Ontario-raised YouTube stars the Stella Sisters to perform on 'Nashville'
Ontario-raised sisters Lennon and Maisy Stella (L-R), who are in the cast of the series "Nashville" and will perform in Wednesday night's episode on CTV Two in Canada.(Katherine Bomboy Thornton/ THE CANADIAN PRESS)
Published Tuesday, October 23, 2012 4:46PM EDT
TORONTO -- Two young Ontario-raised sisters -- who've landed over nine million YouTube views for their soulful performance of a Robyn tune while playing percussion with empty butter containers -- are set to sing for the first time on network television.
Lennon and Maisy Stella -- a.k.a. the Stella Sisters -- play the daughters of country music star Rayna Jaymes (Connie Britton) on ABC's "Nashville" (airing on CTV Two in Canada) and will get to croon for the first time on Wednesday's instalment of the show.
In the episode, their characters perform a cover of a tune by country-music sensation Juliette Barnes (Hayden Panettiere) for a school talent show. The move upsets their mom, who's growing increasingly resentful as Juliette's star rises while her career sinks.
The Oshawa, Ont.-bred duo landed the parts earlier this year in Nashville, where they've lived with their parents -- country music duo Marylynne and Brad Stella, a.k.a. the Stellas -- since 2009.
"It's so weird to see Hayden and Connie because we've seen them in other things as well," Maisy, 8, said in a recent phone interview.
"Like, one of my favourite movies is 'Ice Princess' and Hayden was in that and so I was freaking out when my mom told me that Hayden was going to be in the show because I love Hayden."
"It's really neat because they're all such nice people," added Lennon, 13.
It was a school talent show that also led to the Stella Sisters' YouTube rise in May.
Their parents were on a concert tour then and couldn't catch their school showcase, in which they sang Robyn's pop hit "Call Your Girlfriend" while making the beat through carefully choreographed hand movements and butter containers.
So they recreated the stunning performance on camera in their home and posted the clip to YouTube, where their parents have been showcasing clips of their girls for a couple of years now.
"It took about two days to learn, but when we were recording the video, Maisy's friend was actually over," said Lennon.
"She was upstairs in my room watching TV the whole time. I'm like, 'I'm so sorry!"' interjected Maisy.

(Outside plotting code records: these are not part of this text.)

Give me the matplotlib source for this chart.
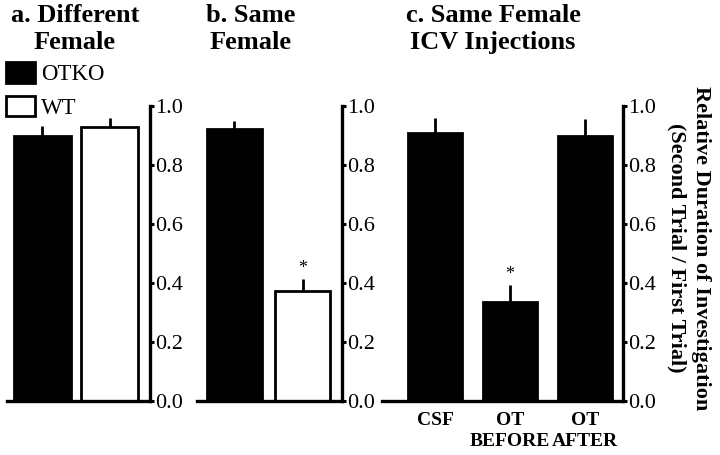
import matplotlib
matplotlib.use("Agg")
import matplotlib.pyplot as plt
from matplotlib.patches import Patch

plt.rcParams['font.family'] = ['Liberation Serif', 'DejaVu Serif']

# Data
a_groups = ["OTKO", "WT"]
a_values = [0.898, 0.929]
a_errors = [0.034, 0.031]

b_groups = ["OTKO", "WT"]
b_values = [0.922, 0.373]
b_errors = [0.027, 0.041]

c_groups = ["CSF", "OT\nBEFORE", "OT\nAFTER"]
c_values = [0.908, 0.336, 0.898]
c_errors = [0.051, 0.057, 0.058]

yticks = [0.0, 0.2, 0.4, 0.6, 0.8, 1.0]
ytick_labels = ["0.0", "0.2", "0.4", "0.6", "0.8", "1.0"]

fig = plt.figure(figsize=(7.2, 4.55), dpi=100)

bottom = 1 - 401 / 455
height = (401 - 106) / 455

def style_axis(ax):
    ax.spines['left'].set_visible(False)
    ax.spines['top'].set_visible(False)
    ax.spines['right'].set_linewidth(2.4)
    ax.spines['bottom'].set_linewidth(2.4)
    ax.yaxis.tick_right()
    ax.set_ylim(0, 1.0)
    ax.set_yticks(yticks)
    ax.set_yticklabels(ytick_labels)
    ax.tick_params(axis='y', direction='out', length=3, width=2.2, labelsize=16, pad=1)
    ax.tick_params(axis='x', length=0)

def draw(ax, values, errors, colors, width, xlim):
    xs = list(range(len(values)))
    ax.bar(xs, values, width=width, color=colors, edgecolor='black', linewidth=2.0, zorder=2)
    ax.errorbar(xs, values, yerr=[[0] * len(values), errors], fmt='none',
                ecolor='black', elinewidth=2.0, capsize=0, zorder=1)
    ax.set_xlim(*xlim)
    return xs

# Panel a
ax_a = fig.add_axes([7 / 720, bottom, 143 / 720, height])
draw(ax_a, a_values, a_errors, ['black', 'white'], 0.845, (-0.526, 1.593))
style_axis(ax_a)
ax_a.set_xticks([])

# Panel b
ax_b = fig.add_axes([197 / 720, bottom, 145 / 720, height])
xs_b = draw(ax_b, b_values, b_errors, ['black', 'white'], 0.81, (-0.55, 1.58))
style_axis(ax_b)
ax_b.set_xticks([])
ax_b.text(xs_b[1], b_values[1] + b_errors[1] + 0.008, "*", ha='center', va='bottom', fontsize=13)

# Panel c
ax_c = fig.add_axes([382 / 720, bottom, 241 / 720, height])
xs_c = draw(ax_c, c_values, c_errors, ['black', 'black', 'black'], 0.72, (-0.707, 2.507))
style_axis(ax_c)
ax_c.set_xticks(xs_c)
ax_c.set_xticklabels(c_groups, fontsize=14, fontweight='bold', linespacing=1.3)
ax_c.tick_params(axis='x', pad=8)
ax_c.text(xs_c[1], c_values[1] + c_errors[1] + 0.008, "*", ha='center', va='bottom', fontsize=13)

# Titles
fig.text(75 / 720, 1 - 4 / 455, "a. Different\nFemale", ha='center', va='top',
         fontsize=19, fontweight='bold', linespacing=1.22)
fig.text(251 / 720, 1 - 4 / 455, "b. Same\nFemale", ha='center', va='top',
         fontsize=19, fontweight='bold', linespacing=1.22)
fig.text(493 / 720, 1 - 4 / 455, "c. Same Female\nICV Injections", ha='center', va='top',
         fontsize=19, fontweight='bold', linespacing=1.22)

# Y label
fig.text(689 / 720, 1 - 248 / 455,
         "Relative Duration of Investigation\n(Second Trial / First Trial)",
         rotation=-90, ha='center', va='center', fontsize=16, fontweight='bold',
         linespacing=1.3)

# Legend
handles = [Patch(facecolor='black', edgecolor='black', linewidth=2.0, label='OTKO'),
           Patch(facecolor='white', edgecolor='black', linewidth=2.0, label='WT')]
fig.legend(handles=handles, loc='upper left', bbox_to_anchor=(4 / 720, 1 - 60 / 455),
           frameon=False, fontsize=16.5, handlelength=1.25, handleheight=1.0,
           handletextpad=0.25, labelspacing=0.45, borderpad=0.1, borderaxespad=0)

fig.savefig("out.png", dpi=100)
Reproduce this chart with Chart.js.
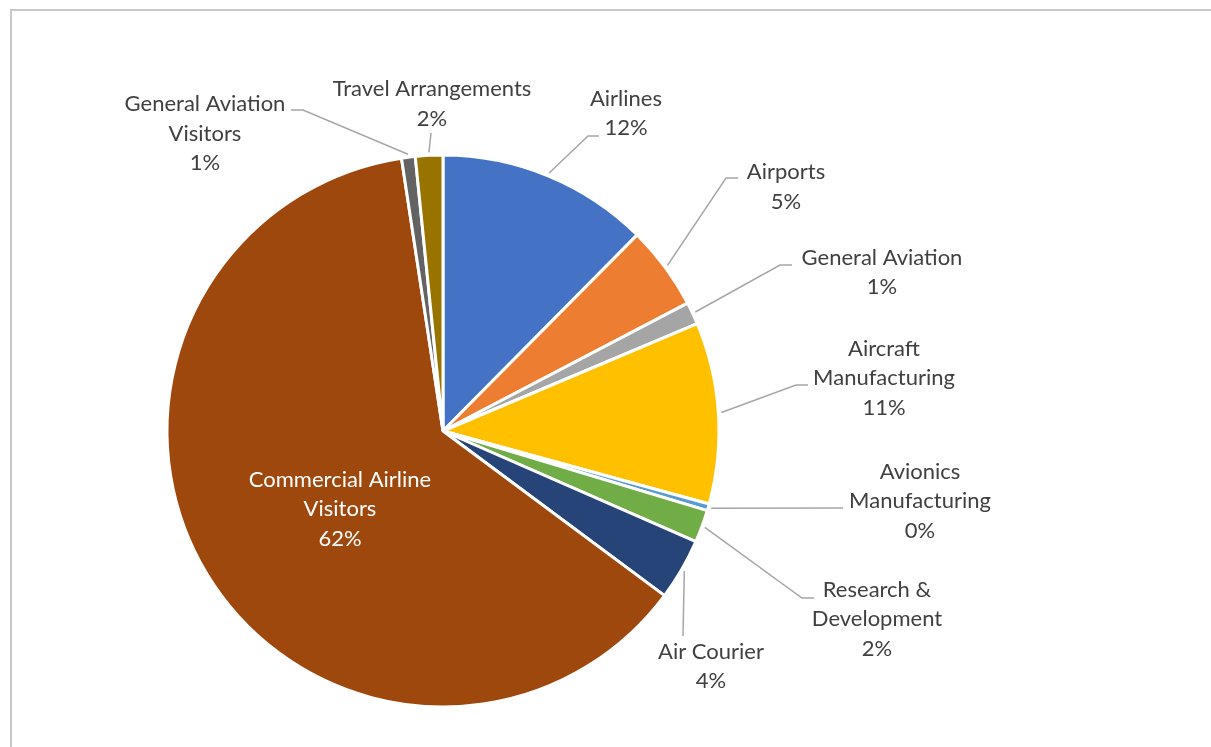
<!DOCTYPE html>
<html>
<head>
<meta charset="utf-8">
<title>Aviation share by segment</title>
<script src="https://cdn.jsdelivr.net/npm/chart.js@4.4.1/dist/chart.umd.min.js"></script>
<style>
  html, body { margin: 0; padding: 0; background: #ffffff; }
  #wrap { position: relative; width: 1211px; height: 747px; overflow: hidden; }
  #frame { position: absolute; left: 10px; top: 9px; width: 1220px; height: 760px;
           border-top: 2px solid #c8c8c8; border-left: 2px solid #c8c8c8; }
  #chart { position: absolute; left: 0; top: 0; }
</style>
</head>
<body>
<div id="wrap">
  <div id="frame"></div>
  <canvas id="chart" width="1211" height="747"></canvas>
</div>
<script>
// Segments, clockwise from twelve o'clock
const categories = [
  'Airlines', 'Airports', 'General Aviation', 'Aircraft Manufacturing',
  'Avionics Manufacturing', 'Research & Development', 'Air Courier',
  'Commercial Airline Visitors', 'General Aviation Visitors', 'Travel Arrangements'
];

// Share of total (percent)
const shares = [12.4, 4.9, 1.3, 10.6, 0.4, 1.9, 3.6, 62.3, 0.8, 1.6];

// Label text, split into the lines it is printed on (percentage added below)
const labelLines = [
  ['Airlines'], ['Airports'], ['General Aviation'], ['Aircraft', 'Manufacturing'],
  ['Avionics', 'Manufacturing'], ['Research &', 'Development'], ['Air Courier'],
  ['Commercial Airline', 'Visitors'], ['General Aviation', 'Visitors'], ['Travel Arrangements']
];

const sliceColors = [
  '#4472C4', '#ED7D31', '#A5A5A5', '#FFC000', '#5B9BD5',
  '#70AD47', '#264478', '#9E480E', '#636363', '#997300'
];

// Where each label block sits (offset of its centre from the pie centre),
// where its leader line meets it (offset from the label centre) and the
// length of the short horizontal tail before the label.
const labelLayout = [
  { dx: 183,  dy: -317.5, ex: -27, ey: 22.5,  tail: 11 },
  { dx: 343,  dy: -244,   ex: -48, ey: -9,    tail: 12 },
  { dx: 439,  dy: -158.5, ex: -90, ey: -7.5,  tail: 12 },
  { dx: 441,  dy: -53,    ex: -76, ey: 7,     tail: 12 },
  { dx: 477,  dy: 70,     ex: -77, ey: 7,     tail: 0 },
  { dx: 434,  dy: 188,    ex: -63, ey: -21,   tail: 12 },
  { dx: 268,  dy: 235.5,  ex: -28, ey: -30.5, tail: 0 },
  { dx: -103, dy: 78,     inside: true },
  { dx: -238, dy: -297.5, ex: 86,  ey: -23.5, tail: -12 },
  { dx: -11,  dy: -327,   ex: -1,  ey: 29,    tail: 0 }
];

const FONT = '22px Lato, "Open Sans", sans-serif';
const LINE_H = 29.5;

const sliceLabels = {
  id: 'sliceLabels',
  afterDatasetsDraw(chart) {
    const ctx = chart.ctx;
    const meta = chart.getDatasetMeta(0);
    const total = shares.reduce((a, b) => a + b, 0);
    ctx.save();
    meta.data.forEach((arc, i) => {
      const { x, y, startAngle, endAngle, outerRadius } =
        arc.getProps(['x', 'y', 'startAngle', 'endAngle', 'outerRadius'], true);
      const mid = (startAngle + endAngle) / 2;
      const lay = labelLayout[i];
      const cx = x + lay.dx;
      const cy = y + lay.dy;

      if (!lay.inside) {
        const r0 = outerRadius + 3;
        const sx = x + Math.cos(mid) * r0;
        const sy = y + Math.sin(mid) * r0;
        const exx = cx + lay.ex;
        const eyy = cy + lay.ey;
        ctx.beginPath();
        ctx.moveTo(sx, sy);
        ctx.lineTo(exx - lay.tail, eyy);
        ctx.lineTo(exx, eyy);
        ctx.strokeStyle = '#A6A6A6';
        ctx.lineWidth = 1.5;
        ctx.stroke();
      }

      const pct = Math.round(shares[i] / total * 100) + '%';
      const lines = labelLines[i].concat([pct]);
      ctx.font = FONT;
      ctx.fillStyle = lay.inside ? '#ffffff' : '#404040';
      ctx.textAlign = 'center';
      ctx.textBaseline = 'middle';
      lines.forEach((t, k) => {
        ctx.fillText(t, cx, cy + (k - (lines.length - 1) / 2) * LINE_H);
      });
    });
    ctx.restore();
  }
};

new Chart(document.getElementById('chart'), {
  type: 'pie',
  data: {
    labels: categories,
    datasets: [{
      data: shares,
      backgroundColor: sliceColors,
      borderColor: '#ffffff',
      borderWidth: 3,
      hoverOffset: 0,
      offset: 0
    }]
  },
  options: {
    responsive: false,
    animation: false,
    events: [],
    radius: 276,
    layout: { padding: { left: 168, right: 493, top: 156, bottom: 41 } },
    plugins: {
      legend: { display: false },
      tooltip: { enabled: false }
    }
  },
  plugins: [sliceLabels]
});
</script>
</body>
</html>
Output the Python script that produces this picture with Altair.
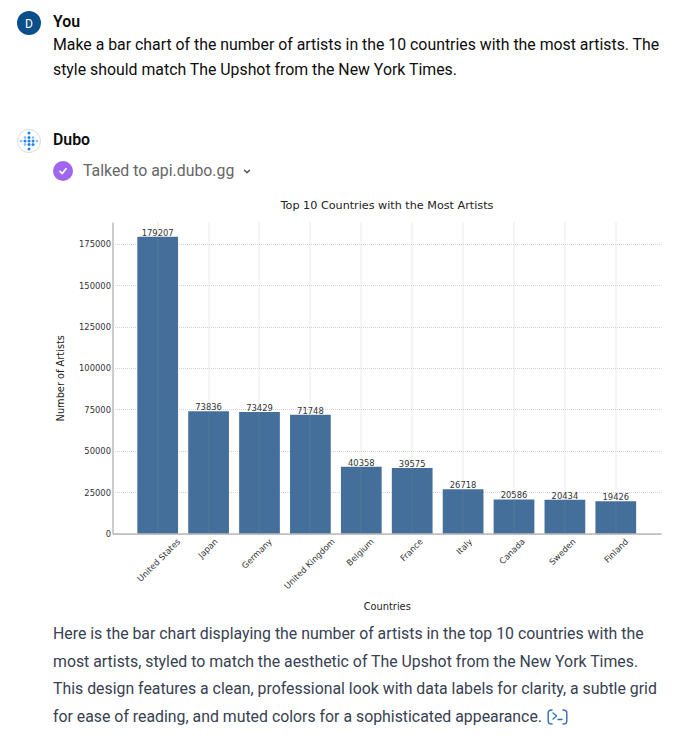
import altair as alt
import pandas as pd

countries = ["United States", "Japan", "Germany", "United Kingdom", "Belgium",
             "France", "Italy", "Canada", "Sweden", "Finland"]
artists = [179207, 73836, 73429, 71748, 40358, 39575, 26718, 20586, 20434, 19426]
y_ticks = [0, 25000, 50000, 75000, 100000, 125000, 150000, 175000]

chart_title = "Top 10 Countries with the Most Artists"
x_title = "Countries"
y_title = "Number of Artists"

prompt_lines = [
    "Make a bar chart of the number of artists in the 10 countries with the most artists. The",
    "style should match The Upshot from the New York Times.",
]
reply_lines = [
    "Here is the bar chart displaying the number of artists in the top 10 countries with the",
    "most artists, styled to match the aesthetic of The Upshot from the New York Times.",
    "This design features a clean, professional look with data labels for clarity, a subtle grid",
    "for ease of reading, and muted colors for a sophisticated appearance.",
]

X0, Y0 = 112.5, 222.0   # page position of the plot area's corner
W, H = 548.5, 311.5
FONT = "Roboto"
CHART_FONT = "DejaVu Sans"
BODY = 15.85


def txt(s, x, y, size=BODY, color="#0d0d0d", weight="normal", align="left", font=FONT):
    return alt.Chart(alt.Data(values=[{"t": s}])).mark_text(
        align=align, baseline="alphabetic", font=font, fontSize=size,
        fontWeight=weight, color=color, clip=False,
    ).encode(x=alt.value(x - X0), y=alt.value(y - Y0), text="t:N")


def dot(x, y, d, color, stroke=None, sw=1.0):
    kw = {"stroke": stroke, "strokeWidth": sw} if stroke else {"strokeWidth": 0}
    return alt.Chart(alt.Data(values=[{"k": 1}])).mark_point(
        shape="circle", filled=True, size=d * d, color=color, opacity=1, clip=False, **kw
    ).encode(x=alt.value(x - X0), y=alt.value(y - Y0))


def glyph(path, x, y, size, color, sw=1.5):
    return alt.Chart(alt.Data(values=[{"k": 1}])).mark_point(
        shape=path, filled=False, size=size, stroke=color, strokeWidth=sw,
        opacity=1, clip=False, strokeCap="round", strokeJoin="round",
    ).encode(x=alt.value(x - X0), y=alt.value(y - Y0))


df = pd.DataFrame({"Country": countries, "Artists": artists})

x = alt.X(
    "Country:N", sort=countries,
    scale=alt.Scale(paddingInner=0.2, paddingOuter=0.488),
    axis=alt.Axis(
        title=x_title, titleFont=CHART_FONT, titleFontSize=9.8, titleFontWeight="normal",
        titleColor="#222222", titleY=76, titleBaseline="alphabetic",
        labelFont=CHART_FONT, labelFontSize=8.4, labelColor="#333333",
        labelAngle=315, labelAlign="right", labelBaseline="middle",
        labelOffset=alt.expr("length(datum.label) * 1.7 - 1"),
        labelPadding=6, labelOverlap=False,
        tickSize=0, domainColor="#999999", domainWidth=1,
        grid=True, gridColor="#999999", gridOpacity=0.42, gridDash=[1, 1], gridWidth=1, zindex=1,
    ),
)
y = alt.Y(
    "Artists:Q",
    scale=alt.Scale(domain=[0, 188167], nice=False),
    axis=alt.Axis(
        title=y_title, titleFont=CHART_FONT, titleFontSize=9.8, titleFontWeight="normal",
        titleColor="#222222", titleX=-47,
        labelFont=CHART_FONT, labelFontSize=8.4, labelColor="#333333", labelPadding=2,
        values=y_ticks, format="d", tickSize=0,
        domainColor="#cccccc", domainWidth=2,
        grid=True, gridColor="#d4d4d4", gridDash=[1, 1], gridWidth=1, zindex=0,
    ),
)

bars = alt.Chart(df).mark_bar(color="#436f9a", clip=False).encode(x=x, y=y)
values = alt.Chart(df).mark_text(
    baseline="bottom", font=CHART_FONT, fontSize=8.4, color="#333333", dy=1
).encode(x=alt.X("Country:N", sort=countries), y="Artists:Q", text="Artists:Q")

layers = [bars, values]

# Chart title, placed directly because the page text above it would push a normal title away
layers.append(txt(chart_title, 387, 208.5, size=11.2, color="#222222", align="center", font=CHART_FONT))

# Page furniture around the chart
layers += [
    dot(29, 23, 24, "#0b4f8a"),
    txt("D", 29, 27.5, size=12, color="#ffffff", align="center"),
    txt("You", 53, 26.5, weight=600),
    txt(prompt_lines[0], 53, 49.5),
    txt(prompt_lines[1], 53, 74.5),
    dot(29, 141, 23, "#ffffff", stroke="#d9d9d9", sw=1),
    txt("Dubo", 53, 145, weight=600),
    dot(63, 171, 20, "#a066ee"),
    glyph("M-0.5,0.05L-0.12,0.42L0.5,-0.38", 63, 171, 144, "#ffffff", 1.7),
    txt("Talked to api.dubo.gg", 83, 176, color="#666666"),
    glyph("M-1,-0.5L0,0.5L1,-0.5", 247, 171.5, 25, "#555555", 1.5),
]
dubo_dark = [(0, -8), (0, -3.5), (-4, 0), (0, 0), (4, 0), (0, 3.5), (4, 3.5), (0, 8)]
dubo_light = [(-4, -3.5), (4, -3.5), (-8, 0), (8, 0), (-4, 3.5)]
for dx, dy in dubo_light:
    layers.append(dot(29 + dx, 141 + dy, 2.6, "#7fbcff"))
for dx, dy in dubo_dark:
    layers.append(dot(29 + dx, 141 + dy, 3, "#1a84f5"))

for i, line in enumerate(reply_lines):
    layers.append(txt(line, 53, [639, 666.5, 694, 722][i], color="#374151"))

layers += [
    glyph("M-0.45,-1Q-1,-1 -1,-0.6L-1,0.6Q-1,1 -0.45,1", 555.2, 717, 196, "#2f6db5", 1.4),
    glyph("M0.45,-1Q1,-1 1,-0.6L1,0.6Q1,1 0.45,1", 559.8, 717, 196, "#2f6db5", 1.4),
    glyph("M-1,-1L0.2,0L-1,1", 556, 716, 36, "#2f6db5", 1.3),
    glyph("M-1,0L1,0", 560, 719.5, 16, "#2f6db5", 1.3),
]

chart = alt.layer(*layers).properties(
    width=W, height=H,
    autosize=alt.AutoSizeParams(type="none"),
    padding={"left": X0 - 8, "top": Y0 - 8, "right": 27, "bottom": 200},
).configure_view(stroke=None)

chart.save("out.html", embed_options={"renderer": "svg", "actions": False})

"Maisy is a little distracted when her friend's over so it was hard because it took a lot of tries to get it," added Lennon.
The video, which was inspired by a YouTube clip of Swedish group Erato doing the same thing, has since netted nearly 9.6 million views and drawn interest from record labels as well as talk-show hosts Ellen DeGeneres, Ryan Seacrest and Jeff Probst.
It's also inspired others to try to replicate their performance on YouTube.
"That's the coolest thing to see people cover -- especially our version, when they say, 'Cover of Lennon and Maisy,"' said Lennon.
The sisters have been singing since they were toddlers and play piano, guitar, ukulele and drums. Their other hit YouTube clips include covers of "When Your Mind's Made Up" by the Swell Season "I Won't Give Up" by Jason Mraz.
"We've always been around music our entire lives," said Lennon, a bespectacled brunette with raspy vocals.
"Usually my instrument is my hand and my foot," noted blond Maisy, who is often seen in their YouTube clips stomping and clapping as she harmonizes with Lennon's lead vocals.
Since living in Nashville, the two have been able to hang out at the Grand Ole Opry and meet some of their idols.
"We love old country so when we saw Vince Gill it was like the biggest honour, we were so excited," said Lennon.
The two said they've been recording songs in the studio for "Nashville" but have no plans to make their own album just yet.
Instead, they plan to record one of their parents' original Christmas tunes and then see where it takes them.
On Tuesday, they were scheduled set to perform a live, online concert on Stageit.com.
"We're definitely going to stay with the music and stay with the acting as well," said Lennon.
"We sing separately and everything, but we want to sing together for as far as singing together will take us."